WHAT YOU SHOULD DO => Search the listing below for the word "with" and copy each line that holds it.

DATA EXTRACT =>
- - - - - - -
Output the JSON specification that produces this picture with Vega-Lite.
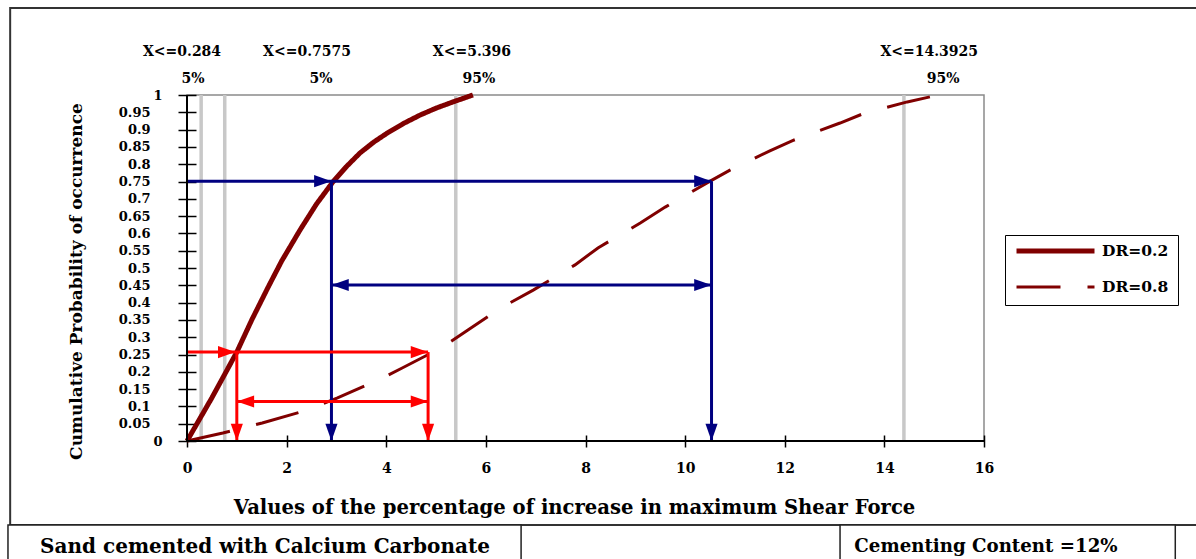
{
  "$schema": "https://vega.github.io/schema/vega-lite/v6.json",
  "width": 797,
  "height": 346,
  "autosize": {"type": "none"},
  "padding": {"left": 187, "top": 95, "right": 212, "bottom": 118},
  "background": "white",
  "config": {
    "view": {"stroke": "#8a8a8a", "strokeWidth": 1.5},
    "font": "DejaVu Serif",
    "axisX": {
      "tickCount": 8, "format": "d", "offset": -6, "tickSize": 12, "domain": false, "grid": false,
      "tickColor": "black", "tickWidth": 1.5, "labelFlush": false,
      "labelFont": "DejaVu Serif", "labelFontWeight": "bold", "labelFontSize": 14, "labelColor": "black",
      "labelPadding": 14
    },
    "axisY": {
      "tickCount": 20, "format": "~g", "offset": -9, "tickSize": 18, "domain": false, "grid": false,
      "tickColor": "black", "tickWidth": 1.5, "labelFlush": false,
      "labelFont": "DejaVu Serif", "labelFontWeight": "bold", "labelFontSize": 13, "labelColor": "black",
      "labelPadding": 28, "labelOverlap": false, "labelBound": false
    }
  },
  "datasets": {
    "curves": [
      {"series": "DR=0.2", "x": 0, "p": 0},
      {"series": "DR=0.2", "x": 0.5, "p": 0.125},
      {"series": "DR=0.2", "x": 1.0, "p": 0.257},
      {"series": "DR=0.2", "x": 1.3, "p": 0.35},
      {"series": "DR=0.2", "x": 1.63, "p": 0.445},
      {"series": "DR=0.2", "x": 1.9, "p": 0.52},
      {"series": "DR=0.2", "x": 2.27, "p": 0.61},
      {"series": "DR=0.2", "x": 2.6, "p": 0.685},
      {"series": "DR=0.2", "x": 2.93, "p": 0.749},
      {"series": "DR=0.2", "x": 3.2, "p": 0.793},
      {"series": "DR=0.2", "x": 3.47, "p": 0.832},
      {"series": "DR=0.2", "x": 3.75, "p": 0.864},
      {"series": "DR=0.2", "x": 4.02, "p": 0.89},
      {"series": "DR=0.2", "x": 4.35, "p": 0.918},
      {"series": "DR=0.2", "x": 4.68, "p": 0.942},
      {"series": "DR=0.2", "x": 5.0, "p": 0.962},
      {"series": "DR=0.2", "x": 5.34, "p": 0.98},
      {"series": "DR=0.2", "x": 5.74, "p": 1.0},
      {"series": "DR=0.8", "x": 0, "p": 0},
      {"series": "DR=0.8", "x": 0.72, "p": 0.023},
      {"series": "DR=0.8", "x": 1.51, "p": 0.052},
      {"series": "DR=0.8", "x": 2.43, "p": 0.09},
      {"series": "DR=0.8", "x": 3.01, "p": 0.124},
      {"series": "DR=0.8", "x": 3.84, "p": 0.176},
      {"series": "DR=0.8", "x": 4.32, "p": 0.211},
      {"series": "DR=0.8", "x": 5.14, "p": 0.272},
      {"series": "DR=0.8", "x": 5.64, "p": 0.321},
      {"series": "DR=0.8", "x": 6.29, "p": 0.384},
      {"series": "DR=0.8", "x": 6.95, "p": 0.436},
      {"series": "DR=0.8", "x": 7.79, "p": 0.509},
      {"series": "DR=0.8", "x": 8.25, "p": 0.558},
      {"series": "DR=0.8", "x": 9.1, "p": 0.63},
      {"series": "DR=0.8", "x": 9.6, "p": 0.676},
      {"series": "DR=0.8", "x": 10.44, "p": 0.746},
      {"series": "DR=0.8", "x": 10.9, "p": 0.783},
      {"series": "DR=0.8", "x": 11.69, "p": 0.838},
      {"series": "DR=0.8", "x": 12.19, "p": 0.87},
      {"series": "DR=0.8", "x": 13.11, "p": 0.919},
      {"series": "DR=0.8", "x": 13.61, "p": 0.948},
      {"series": "DR=0.8", "x": 14.46, "p": 0.98},
      {"series": "DR=0.8", "x": 15.08, "p": 1.0}
    ],
    "markers": [{"v": 0.284}, {"v": 0.7575}, {"v": 5.396}, {"v": 14.3925}],
    "arrows": [
      {"level": "p75", "x": 0, "x2": 10.53, "y": 0.751, "y2": 0.751},
      {"level": "p75", "x": 2.9, "x2": 2.9, "y": 0.751, "y2": 0},
      {"level": "p75", "x": 10.53, "x2": 10.53, "y": 0.751, "y2": 0},
      {"level": "p75", "x": 2.9, "x2": 10.53, "y": 0.451, "y2": 0.451},
      {"level": "p25", "x": 0, "x2": 4.84, "y": 0.257, "y2": 0.257},
      {"level": "p25", "x": 1.0, "x2": 1.0, "y": 0.257, "y2": 0},
      {"level": "p25", "x": 4.84, "x2": 4.84, "y": 0.257, "y2": 0},
      {"level": "p25", "x": 1.0, "x2": 4.84, "y": 0.114, "y2": 0.114}
    ],
    "heads": [
      {"level": "p75", "x": 2.9, "y": 0.751, "dir": "right"},
      {"level": "p75", "x": 10.53, "y": 0.751, "dir": "right"},
      {"level": "p75", "x": 2.9, "y": 0, "dir": "down"},
      {"level": "p75", "x": 10.53, "y": 0, "dir": "down"},
      {"level": "p75", "x": 2.9, "y": 0.451, "dir": "left"},
      {"level": "p75", "x": 10.53, "y": 0.451, "dir": "right"},
      {"level": "p25", "x": 0.97, "y": 0.257, "dir": "right"},
      {"level": "p25", "x": 4.84, "y": 0.257, "dir": "right"},
      {"level": "p25", "x": 1.0, "y": 0, "dir": "down"},
      {"level": "p25", "x": 4.84, "y": 0, "dir": "down"},
      {"level": "p25", "x": 1.0, "y": 0.114, "dir": "left"},
      {"level": "p25", "x": 4.84, "y": 0.114, "dir": "right"}
    ],
    "toplabels": [
      {"t": "X<=0.284", "lx": -0.1, "ly": 1.124},
      {"t": "5%", "lx": 0.12, "ly": 1.046},
      {"t": "X<=0.7575", "lx": 2.41, "ly": 1.124},
      {"t": "5%", "lx": 2.69, "ly": 1.046},
      {"t": "X<=5.396", "lx": 5.72, "ly": 1.124},
      {"t": "95%", "lx": 5.86, "ly": 1.046},
      {"t": "X<=14.3925", "lx": 14.9, "ly": 1.124},
      {"t": "95%", "lx": 15.18, "ly": 1.046}
    ],
    "notes": [
      {"t": "Sand cemented with Calcium Carbonate", "lx": 1.566, "ly": -0.306},
      {"t": "Cementing Content =12%", "lx": 16.04, "ly": -0.306}
    ]
  },
  "layer": [
    {
      "data": {"name": "markers"},
      "mark": {"type": "rule", "color": "#c8c8c8", "strokeWidth": 3.5},
      "encoding": {
        "x": {
          "field": "v", "type": "quantitative",
          "scale": {"domain": [0, 16], "nice": false, "zero": false},
          "axis": {
            "title": "Values of the percentage of increase in maximum Shear Force",
            "titleFont": "DejaVu Serif", "titleFontWeight": "bold", "titleFontSize": 19.6, "titleColor": "black",
            "titleX": 387, "titleY": 72, "titleAlign": "center", "titleBaseline": "middle"
          }
        },
        "y": {
          "datum": 0, "type": "quantitative",
          "scale": {"domain": [0, 1], "nice": false, "zero": false},
          "axis": {
            "title": "Cumulative Probability of occurrence",
            "labelPadding": {"condition": {"test": "datum.value == 0 || datum.value == 1", "value": 16}, "value": 28},
            "titleFont": "DejaVu Serif", "titleFontWeight": "bold", "titleFontSize": 17, "titleColor": "black",
            "titleX": -120, "titleY": 186, "titleAlign": "center", "titleBaseline": "middle", "titleAngle": -90
          }
        },
        "y2": {"datum": 1}
      }
    },
    {
      "data": {"values": [{}]},
      "mark": {"type": "rect", "fill": "transparent", "stroke": "#333333", "strokeWidth": 2, "clip": false},
      "encoding": {
        "x": {"datum": -3.55, "type": "quantitative"},
        "x2": {"datum": 20.44},
        "y": {"datum": 1.2514, "type": "quantitative"},
        "y2": {"datum": -0.2428}
      }
    },
    {
      "data": {"values": [{}]},
      "mark": {"type": "rect", "fill": "white", "stroke": "#222222", "strokeWidth": 1.5, "clip": false},
      "encoding": {
        "x": {"datum": -3.594, "type": "quantitative"},
        "x2": {"datum": 6.707},
        "y": {"datum": -0.2428, "type": "quantitative"},
        "y2": {"datum": -0.37}
      }
    },
    {
      "data": {"values": [{}]},
      "mark": {"type": "rect", "fill": "white", "stroke": "#222222", "strokeWidth": 1.5, "clip": false},
      "encoding": {
        "x": {"datum": 13.11, "type": "quantitative"},
        "x2": {"datum": 19.84},
        "y": {"datum": -0.2428, "type": "quantitative"},
        "y2": {"datum": -0.37}
      }
    },
    {
      "data": {"name": "curves"},
      "mark": {"type": "line", "clip": false},
      "encoding": {
        "x": {"field": "x", "type": "quantitative"},
        "y": {"field": "p", "type": "quantitative"},
        "color": {
          "field": "series", "type": "nominal",
          "scale": {"domain": ["DR=0.2", "DR=0.8"], "range": ["#800000", "#800000"]},
          "legend": {
            "orient": "none", "legendX": 818, "legendY": 140, "title": null,
            "strokeColor": "black", "padding": 9, "symbolType": "stroke", "symbolSize": 6084,
            "clipHeight": 14,
            "labelFont": "DejaVu Serif", "labelFontWeight": "bold", "labelFontSize": 15.5, "labelColor": "black",
            "rowPadding": 20, "labelOffset": 5
          }
        },
        "strokeDash": {
          "field": "series", "type": "nominal",
          "scale": {"domain": ["DR=0.2", "DR=0.8"], "range": [[1, 0], [44, 27]]}
        },
        "strokeWidth": {
          "field": "series", "type": "nominal",
          "scale": {"domain": ["DR=0.2", "DR=0.8"], "range": [5, 3]}
        }
      }
    },
    {
      "data": {"name": "arrows"},
      "transform": [{"filter": "datum.level == 'p75'"}],
      "mark": {"type": "rule", "strokeWidth": 3, "color": "#000080"},
      "encoding": {
        "x": {"field": "x", "type": "quantitative"},
        "x2": {"field": "x2"},
        "y": {"field": "y", "type": "quantitative"},
        "y2": {"field": "y2"}
      }
    },
    {
      "data": {"name": "arrows"},
      "transform": [{"filter": "datum.level == 'p25'"}],
      "mark": {"type": "rule", "strokeWidth": 3, "color": "#ff0000"},
      "encoding": {
        "x": {"field": "x", "type": "quantitative"},
        "x2": {"field": "x2"},
        "y": {"field": "y", "type": "quantitative"},
        "y2": {"field": "y2"}
      }
    },
    {
      "data": {"name": "heads"},
      "transform": [{"filter": "datum.level == 'p75'"}],
      "mark": {"type": "point", "filled": true, "opacity": 1, "size": 300, "strokeWidth": 0, "clip": false, "color": "#000080"},
      "encoding": {
        "x": {"field": "x", "type": "quantitative"},
        "y": {"field": "y", "type": "quantitative"},
        "shape": {"field": "dir", "type": "nominal", "scale": {"domain": ["right", "left", "down"], "range": ["M0,0L-2,-0.7L-2,0.7Z", "M0,0L2,-0.7L2,0.7Z", "M0,0L-0.7,-2L0.7,-2Z"]}, "legend": null}
      }
    },
    {
      "data": {"name": "heads"},
      "transform": [{"filter": "datum.level == 'p25'"}],
      "mark": {"type": "point", "filled": true, "opacity": 1, "size": 300, "strokeWidth": 0, "clip": false, "color": "#ff0000"},
      "encoding": {
        "x": {"field": "x", "type": "quantitative"},
        "y": {"field": "y", "type": "quantitative"},
        "shape": {"field": "dir", "type": "nominal", "scale": {"domain": ["right", "left", "down"], "range": ["M0,0L-2,-0.7L-2,0.7Z", "M0,0L2,-0.7L2,0.7Z", "M0,0L-0.7,-2L0.7,-2Z"]}, "legend": null}
      }
    },
    {
      "data": {"values": [{}]},
      "mark": {"type": "rule", "color": "black", "strokeWidth": 2},
      "encoding": {
        "x": {"datum": 0, "type": "quantitative"},
        "y": {"datum": 0, "type": "quantitative"},
        "y2": {"datum": 1}
      }
    },
    {
      "data": {"values": [{}]},
      "mark": {"type": "rule", "color": "black", "strokeWidth": 2},
      "encoding": {
        "x": {"datum": 0, "type": "quantitative"},
        "x2": {"datum": 16},
        "y": {"datum": 0, "type": "quantitative"}
      }
    },
    {
      "data": {"name": "toplabels"},
      "mark": {"type": "text", "font": "DejaVu Serif", "fontWeight": "bold", "fontSize": 14, "color": "black", "align": "center", "baseline": "middle", "clip": false},
      "encoding": {
        "x": {"field": "lx", "type": "quantitative"},
        "y": {"field": "ly", "type": "quantitative"},
        "text": {"field": "t", "type": "nominal"}
      }
    },
    {
      "data": {"name": "notes"},
      "transform": [{"filter": "indexof(datum.t, 'Sand') == 0"}],
      "mark": {"type": "text", "font": "DejaVu Serif", "fontWeight": "bold", "fontSize": 20, "color": "black", "align": "center", "baseline": "middle", "clip": false},
      "encoding": {
        "x": {"field": "lx", "type": "quantitative"},
        "y": {"field": "ly", "type": "quantitative"},
        "text": {"field": "t", "type": "nominal"}
      }
    },
    {
      "data": {"name": "notes"},
      "transform": [{"filter": "indexof(datum.t, 'Cementing') == 0"}],
      "mark": {"type": "text", "font": "DejaVu Serif", "fontWeight": "bold", "fontSize": 18.2, "color": "black", "align": "center", "baseline": "middle", "clip": false},
      "encoding": {
        "x": {"field": "lx", "type": "quantitative"},
        "y": {"field": "ly", "type": "quantitative"},
        "text": {"field": "t", "type": "nominal"}
      }
    }
  ]
}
- - - - - - -
RESULT FOR THIS TASK =>
Output the JSON specification that produces this picture with Vega-Lite.
      {"t": "Sand cemented with Calcium Carbonate", "lx": 1.566, "ly": -0.306},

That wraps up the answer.